=== Short exercise ===
Restate, exactly and only, the lines from the first through the line containing "-8.9, -11.7, -10.1];".
[START OF Input material]
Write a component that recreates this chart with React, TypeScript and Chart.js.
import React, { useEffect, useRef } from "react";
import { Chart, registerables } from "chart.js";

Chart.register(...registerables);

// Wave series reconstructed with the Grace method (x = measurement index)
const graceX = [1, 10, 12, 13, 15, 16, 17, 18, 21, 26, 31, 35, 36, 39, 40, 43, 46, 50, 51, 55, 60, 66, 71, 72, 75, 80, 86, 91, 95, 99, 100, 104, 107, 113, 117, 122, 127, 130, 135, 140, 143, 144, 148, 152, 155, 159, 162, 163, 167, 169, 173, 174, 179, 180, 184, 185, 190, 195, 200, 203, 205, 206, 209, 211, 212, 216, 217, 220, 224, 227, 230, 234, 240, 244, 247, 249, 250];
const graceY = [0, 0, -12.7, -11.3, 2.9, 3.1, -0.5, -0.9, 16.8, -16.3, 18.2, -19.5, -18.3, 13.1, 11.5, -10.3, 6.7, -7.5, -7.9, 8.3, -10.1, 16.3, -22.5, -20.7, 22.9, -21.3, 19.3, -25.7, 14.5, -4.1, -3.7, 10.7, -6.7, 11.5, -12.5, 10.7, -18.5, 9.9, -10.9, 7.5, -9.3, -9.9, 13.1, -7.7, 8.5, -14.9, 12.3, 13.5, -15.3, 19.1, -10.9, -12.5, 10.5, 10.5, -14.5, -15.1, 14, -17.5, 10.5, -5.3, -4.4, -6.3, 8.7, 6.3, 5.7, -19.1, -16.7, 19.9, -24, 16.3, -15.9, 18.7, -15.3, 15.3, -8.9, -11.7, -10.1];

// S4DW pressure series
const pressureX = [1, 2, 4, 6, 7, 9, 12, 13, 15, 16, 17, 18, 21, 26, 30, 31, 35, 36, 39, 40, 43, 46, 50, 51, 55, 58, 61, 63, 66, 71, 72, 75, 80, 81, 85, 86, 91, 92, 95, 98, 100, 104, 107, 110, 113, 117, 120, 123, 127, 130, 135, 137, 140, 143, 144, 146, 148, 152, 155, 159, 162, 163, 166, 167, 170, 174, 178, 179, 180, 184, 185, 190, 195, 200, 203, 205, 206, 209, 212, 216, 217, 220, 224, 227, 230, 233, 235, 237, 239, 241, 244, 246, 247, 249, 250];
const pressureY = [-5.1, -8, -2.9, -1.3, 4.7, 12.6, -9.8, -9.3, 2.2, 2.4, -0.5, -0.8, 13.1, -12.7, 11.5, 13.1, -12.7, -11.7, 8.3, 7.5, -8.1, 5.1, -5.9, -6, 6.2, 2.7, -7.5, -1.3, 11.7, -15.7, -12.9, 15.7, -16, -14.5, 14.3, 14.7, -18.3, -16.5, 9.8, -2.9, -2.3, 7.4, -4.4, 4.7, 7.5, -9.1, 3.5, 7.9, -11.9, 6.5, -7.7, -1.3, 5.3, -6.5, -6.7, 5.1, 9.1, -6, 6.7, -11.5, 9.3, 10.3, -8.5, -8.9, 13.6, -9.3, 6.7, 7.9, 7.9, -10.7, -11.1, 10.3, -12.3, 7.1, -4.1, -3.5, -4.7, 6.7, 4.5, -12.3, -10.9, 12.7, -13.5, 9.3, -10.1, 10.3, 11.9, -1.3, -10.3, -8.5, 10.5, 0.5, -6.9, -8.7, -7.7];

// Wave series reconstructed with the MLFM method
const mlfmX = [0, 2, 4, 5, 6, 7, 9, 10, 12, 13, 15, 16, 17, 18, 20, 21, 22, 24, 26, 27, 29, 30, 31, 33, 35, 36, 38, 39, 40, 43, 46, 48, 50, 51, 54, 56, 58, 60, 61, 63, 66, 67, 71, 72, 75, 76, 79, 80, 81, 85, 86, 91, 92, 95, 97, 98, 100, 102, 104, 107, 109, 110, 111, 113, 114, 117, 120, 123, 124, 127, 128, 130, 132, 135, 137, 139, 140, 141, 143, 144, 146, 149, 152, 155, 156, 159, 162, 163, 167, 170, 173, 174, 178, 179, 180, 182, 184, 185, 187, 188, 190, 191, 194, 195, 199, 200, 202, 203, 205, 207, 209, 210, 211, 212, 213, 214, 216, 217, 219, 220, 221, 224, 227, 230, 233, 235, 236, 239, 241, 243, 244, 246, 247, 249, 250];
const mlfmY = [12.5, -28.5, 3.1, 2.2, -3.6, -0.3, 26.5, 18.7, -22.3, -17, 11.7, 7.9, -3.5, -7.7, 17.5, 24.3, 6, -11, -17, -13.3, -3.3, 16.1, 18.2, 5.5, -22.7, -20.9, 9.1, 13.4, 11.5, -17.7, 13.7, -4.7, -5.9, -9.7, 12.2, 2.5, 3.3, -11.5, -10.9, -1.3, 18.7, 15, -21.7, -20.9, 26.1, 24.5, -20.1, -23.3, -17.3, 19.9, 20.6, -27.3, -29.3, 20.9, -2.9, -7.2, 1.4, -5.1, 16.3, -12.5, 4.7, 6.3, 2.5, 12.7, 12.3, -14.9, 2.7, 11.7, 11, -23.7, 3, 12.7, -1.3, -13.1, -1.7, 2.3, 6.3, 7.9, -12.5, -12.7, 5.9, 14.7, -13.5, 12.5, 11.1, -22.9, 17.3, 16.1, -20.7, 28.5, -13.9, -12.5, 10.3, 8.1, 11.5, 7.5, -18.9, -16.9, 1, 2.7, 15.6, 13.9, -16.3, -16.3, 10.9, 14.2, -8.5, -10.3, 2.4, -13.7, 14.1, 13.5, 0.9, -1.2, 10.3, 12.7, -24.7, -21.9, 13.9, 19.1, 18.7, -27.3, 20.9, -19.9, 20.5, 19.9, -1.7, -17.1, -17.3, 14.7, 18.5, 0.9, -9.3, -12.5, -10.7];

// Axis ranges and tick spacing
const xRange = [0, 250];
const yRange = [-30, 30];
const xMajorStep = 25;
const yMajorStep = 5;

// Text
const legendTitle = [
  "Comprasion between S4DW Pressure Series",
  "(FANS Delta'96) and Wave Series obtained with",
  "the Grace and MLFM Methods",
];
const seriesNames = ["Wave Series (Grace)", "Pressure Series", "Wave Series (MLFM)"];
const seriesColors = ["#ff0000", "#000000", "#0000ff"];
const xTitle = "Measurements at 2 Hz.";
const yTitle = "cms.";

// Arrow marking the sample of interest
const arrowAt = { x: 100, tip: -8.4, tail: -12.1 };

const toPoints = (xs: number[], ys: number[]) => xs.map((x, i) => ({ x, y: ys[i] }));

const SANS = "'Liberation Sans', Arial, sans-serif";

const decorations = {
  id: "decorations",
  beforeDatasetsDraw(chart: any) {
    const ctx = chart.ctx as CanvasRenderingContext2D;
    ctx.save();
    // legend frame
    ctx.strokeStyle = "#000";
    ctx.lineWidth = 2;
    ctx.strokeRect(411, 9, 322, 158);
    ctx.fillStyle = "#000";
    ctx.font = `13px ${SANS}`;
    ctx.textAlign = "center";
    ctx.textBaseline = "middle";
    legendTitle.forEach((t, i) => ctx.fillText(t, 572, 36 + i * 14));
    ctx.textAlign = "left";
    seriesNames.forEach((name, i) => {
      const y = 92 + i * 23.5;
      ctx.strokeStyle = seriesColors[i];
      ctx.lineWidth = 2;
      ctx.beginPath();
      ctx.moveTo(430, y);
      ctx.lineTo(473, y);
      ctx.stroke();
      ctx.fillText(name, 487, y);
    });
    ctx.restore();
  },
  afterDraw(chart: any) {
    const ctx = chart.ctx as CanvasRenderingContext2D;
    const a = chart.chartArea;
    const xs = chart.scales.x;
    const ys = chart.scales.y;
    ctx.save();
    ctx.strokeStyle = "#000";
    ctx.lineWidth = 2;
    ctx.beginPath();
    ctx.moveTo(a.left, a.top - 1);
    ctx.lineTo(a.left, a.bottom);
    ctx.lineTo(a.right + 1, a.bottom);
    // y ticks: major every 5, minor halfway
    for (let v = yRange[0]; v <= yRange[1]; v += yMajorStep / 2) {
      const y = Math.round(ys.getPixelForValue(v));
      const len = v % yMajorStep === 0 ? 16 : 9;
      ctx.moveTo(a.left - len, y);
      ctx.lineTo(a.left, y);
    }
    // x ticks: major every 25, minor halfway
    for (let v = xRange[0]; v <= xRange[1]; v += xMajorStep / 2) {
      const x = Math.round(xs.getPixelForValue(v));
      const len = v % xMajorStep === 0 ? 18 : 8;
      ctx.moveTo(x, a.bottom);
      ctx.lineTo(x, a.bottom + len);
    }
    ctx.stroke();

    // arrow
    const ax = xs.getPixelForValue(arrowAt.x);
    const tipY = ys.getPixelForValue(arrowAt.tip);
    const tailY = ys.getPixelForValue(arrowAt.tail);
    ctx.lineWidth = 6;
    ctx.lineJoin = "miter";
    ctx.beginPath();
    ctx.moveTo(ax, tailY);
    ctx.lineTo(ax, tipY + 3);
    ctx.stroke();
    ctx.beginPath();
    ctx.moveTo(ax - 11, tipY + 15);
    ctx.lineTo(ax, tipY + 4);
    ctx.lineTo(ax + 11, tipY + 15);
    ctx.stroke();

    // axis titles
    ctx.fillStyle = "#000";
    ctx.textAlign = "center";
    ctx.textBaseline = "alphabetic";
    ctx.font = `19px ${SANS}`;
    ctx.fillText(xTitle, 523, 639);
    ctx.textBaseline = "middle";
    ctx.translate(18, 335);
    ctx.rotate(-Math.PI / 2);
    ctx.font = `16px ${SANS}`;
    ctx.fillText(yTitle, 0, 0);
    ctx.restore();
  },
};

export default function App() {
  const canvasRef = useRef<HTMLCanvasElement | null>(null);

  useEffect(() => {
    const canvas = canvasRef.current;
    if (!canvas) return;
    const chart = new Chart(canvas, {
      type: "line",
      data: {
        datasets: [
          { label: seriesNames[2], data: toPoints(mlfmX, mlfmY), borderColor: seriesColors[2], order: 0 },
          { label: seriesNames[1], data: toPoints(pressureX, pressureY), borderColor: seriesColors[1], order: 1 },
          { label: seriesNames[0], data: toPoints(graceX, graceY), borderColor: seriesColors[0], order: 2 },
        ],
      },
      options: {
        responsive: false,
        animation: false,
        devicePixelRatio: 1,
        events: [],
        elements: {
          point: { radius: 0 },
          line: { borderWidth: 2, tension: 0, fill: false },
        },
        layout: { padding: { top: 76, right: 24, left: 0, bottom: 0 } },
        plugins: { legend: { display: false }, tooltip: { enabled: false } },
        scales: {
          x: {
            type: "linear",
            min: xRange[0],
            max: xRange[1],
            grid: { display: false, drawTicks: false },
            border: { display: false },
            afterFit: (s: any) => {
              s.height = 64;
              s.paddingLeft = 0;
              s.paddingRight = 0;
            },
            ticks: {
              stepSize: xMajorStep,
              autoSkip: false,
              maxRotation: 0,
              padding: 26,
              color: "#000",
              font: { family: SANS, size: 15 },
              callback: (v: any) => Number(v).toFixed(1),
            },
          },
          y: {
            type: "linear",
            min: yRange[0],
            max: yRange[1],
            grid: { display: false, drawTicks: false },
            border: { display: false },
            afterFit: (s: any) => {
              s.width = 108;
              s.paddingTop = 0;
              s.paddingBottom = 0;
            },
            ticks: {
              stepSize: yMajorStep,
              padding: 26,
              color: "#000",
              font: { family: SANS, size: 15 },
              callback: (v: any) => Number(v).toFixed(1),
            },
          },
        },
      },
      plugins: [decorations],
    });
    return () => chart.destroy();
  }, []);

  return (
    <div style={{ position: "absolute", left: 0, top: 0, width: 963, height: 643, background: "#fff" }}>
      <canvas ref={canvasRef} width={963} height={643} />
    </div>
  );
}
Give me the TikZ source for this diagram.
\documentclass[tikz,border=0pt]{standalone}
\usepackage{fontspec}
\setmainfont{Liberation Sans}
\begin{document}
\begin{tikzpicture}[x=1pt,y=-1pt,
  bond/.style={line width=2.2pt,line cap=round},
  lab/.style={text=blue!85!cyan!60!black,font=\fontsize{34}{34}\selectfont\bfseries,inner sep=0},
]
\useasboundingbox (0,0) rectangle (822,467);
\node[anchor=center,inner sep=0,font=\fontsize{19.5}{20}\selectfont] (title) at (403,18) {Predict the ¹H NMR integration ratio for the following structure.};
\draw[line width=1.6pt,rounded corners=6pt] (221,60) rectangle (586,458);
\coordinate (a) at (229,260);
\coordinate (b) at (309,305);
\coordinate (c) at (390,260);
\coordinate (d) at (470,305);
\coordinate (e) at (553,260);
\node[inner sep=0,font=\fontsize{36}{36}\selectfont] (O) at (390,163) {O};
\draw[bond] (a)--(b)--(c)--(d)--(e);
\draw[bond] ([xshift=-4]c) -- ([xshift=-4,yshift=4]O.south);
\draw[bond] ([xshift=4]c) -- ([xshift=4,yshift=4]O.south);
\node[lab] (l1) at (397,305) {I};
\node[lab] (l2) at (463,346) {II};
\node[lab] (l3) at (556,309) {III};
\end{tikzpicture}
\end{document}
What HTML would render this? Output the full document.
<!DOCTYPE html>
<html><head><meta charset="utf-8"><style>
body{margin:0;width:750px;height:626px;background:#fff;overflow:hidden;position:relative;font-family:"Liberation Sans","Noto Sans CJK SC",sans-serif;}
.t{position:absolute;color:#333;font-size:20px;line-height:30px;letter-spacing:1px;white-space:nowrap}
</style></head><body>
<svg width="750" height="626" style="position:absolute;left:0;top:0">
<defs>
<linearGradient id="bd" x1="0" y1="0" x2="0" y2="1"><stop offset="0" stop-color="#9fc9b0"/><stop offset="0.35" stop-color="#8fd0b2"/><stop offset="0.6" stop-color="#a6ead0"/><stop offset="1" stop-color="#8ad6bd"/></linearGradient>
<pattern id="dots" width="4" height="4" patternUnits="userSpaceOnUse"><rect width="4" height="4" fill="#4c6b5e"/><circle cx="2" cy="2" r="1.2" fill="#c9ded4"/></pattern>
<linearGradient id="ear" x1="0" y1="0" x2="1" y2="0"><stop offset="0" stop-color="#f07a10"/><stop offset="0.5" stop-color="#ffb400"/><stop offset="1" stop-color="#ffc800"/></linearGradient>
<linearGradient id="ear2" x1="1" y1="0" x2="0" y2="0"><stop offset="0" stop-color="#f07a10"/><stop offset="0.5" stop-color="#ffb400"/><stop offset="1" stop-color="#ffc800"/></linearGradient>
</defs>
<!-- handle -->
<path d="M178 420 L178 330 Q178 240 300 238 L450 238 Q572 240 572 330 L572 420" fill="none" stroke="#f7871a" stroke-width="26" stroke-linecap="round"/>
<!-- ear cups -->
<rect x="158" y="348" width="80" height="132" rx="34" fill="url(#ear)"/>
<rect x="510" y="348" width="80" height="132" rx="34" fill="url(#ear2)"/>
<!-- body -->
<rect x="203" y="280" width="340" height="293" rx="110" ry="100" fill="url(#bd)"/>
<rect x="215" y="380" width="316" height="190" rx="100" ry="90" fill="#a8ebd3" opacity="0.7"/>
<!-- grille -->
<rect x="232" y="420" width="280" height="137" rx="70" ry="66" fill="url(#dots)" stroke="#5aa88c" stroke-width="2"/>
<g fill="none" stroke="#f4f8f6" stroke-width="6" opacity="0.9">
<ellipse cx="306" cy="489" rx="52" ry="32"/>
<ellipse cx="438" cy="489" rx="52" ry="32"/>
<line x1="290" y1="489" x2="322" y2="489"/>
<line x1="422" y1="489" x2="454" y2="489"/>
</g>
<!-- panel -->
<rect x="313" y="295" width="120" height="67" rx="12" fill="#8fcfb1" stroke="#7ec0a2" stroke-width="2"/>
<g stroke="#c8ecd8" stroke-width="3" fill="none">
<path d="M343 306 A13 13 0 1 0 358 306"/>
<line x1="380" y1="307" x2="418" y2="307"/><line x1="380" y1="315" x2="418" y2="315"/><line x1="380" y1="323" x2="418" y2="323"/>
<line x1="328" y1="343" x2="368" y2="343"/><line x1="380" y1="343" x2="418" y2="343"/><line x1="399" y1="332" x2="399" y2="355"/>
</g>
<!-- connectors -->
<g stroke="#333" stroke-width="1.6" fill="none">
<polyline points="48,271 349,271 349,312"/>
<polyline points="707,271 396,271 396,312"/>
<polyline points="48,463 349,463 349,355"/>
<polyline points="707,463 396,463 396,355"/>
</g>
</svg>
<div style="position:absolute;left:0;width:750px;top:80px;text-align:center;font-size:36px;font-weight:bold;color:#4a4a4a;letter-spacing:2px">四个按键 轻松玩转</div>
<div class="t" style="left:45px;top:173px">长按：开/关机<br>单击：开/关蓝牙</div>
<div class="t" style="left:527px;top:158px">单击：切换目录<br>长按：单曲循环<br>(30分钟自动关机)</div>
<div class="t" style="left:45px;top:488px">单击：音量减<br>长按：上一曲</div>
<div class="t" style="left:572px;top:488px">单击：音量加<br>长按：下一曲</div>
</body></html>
[END OF Input material]
=== Result of the task ===
Write a component that recreates this chart with React, TypeScript and Chart.js.
import React, { useEffect, useRef } from "react";
import { Chart, registerables } from "chart.js";

Chart.register(...registerables);

// Wave series reconstructed with the Grace method (x = measurement index)
const graceX = [1, 10, 12, 13, 15, 16, 17, 18, 21, 26, 31, 35, 36, 39, 40, 43, 46, 50, 51, 55, 60, 66, 71, 72, 75, 80, 86, 91, 95, 99, 100, 104, 107, 113, 117, 122, 127, 130, 135, 140, 143, 144, 148, 152, 155, 159, 162, 163, 167, 169, 173, 174, 179, 180, 184, 185, 190, 195, 200, 203, 205, 206, 209, 211, 212, 216, 217, 220, 224, 227, 230, 234, 240, 244, 247, 249, 250];
const graceY = [0, 0, -12.7, -11.3, 2.9, 3.1, -0.5, -0.9, 16.8, -16.3, 18.2, -19.5, -18.3, 13.1, 11.5, -10.3, 6.7, -7.5, -7.9, 8.3, -10.1, 16.3, -22.5, -20.7, 22.9, -21.3, 19.3, -25.7, 14.5, -4.1, -3.7, 10.7, -6.7, 11.5, -12.5, 10.7, -18.5, 9.9, -10.9, 7.5, -9.3, -9.9, 13.1, -7.7, 8.5, -14.9, 12.3, 13.5, -15.3, 19.1, -10.9, -12.5, 10.5, 10.5, -14.5, -15.1, 14, -17.5, 10.5, -5.3, -4.4, -6.3, 8.7, 6.3, 5.7, -19.1, -16.7, 19.9, -24, 16.3, -15.9, 18.7, -15.3, 15.3, -8.9, -11.7, -10.1];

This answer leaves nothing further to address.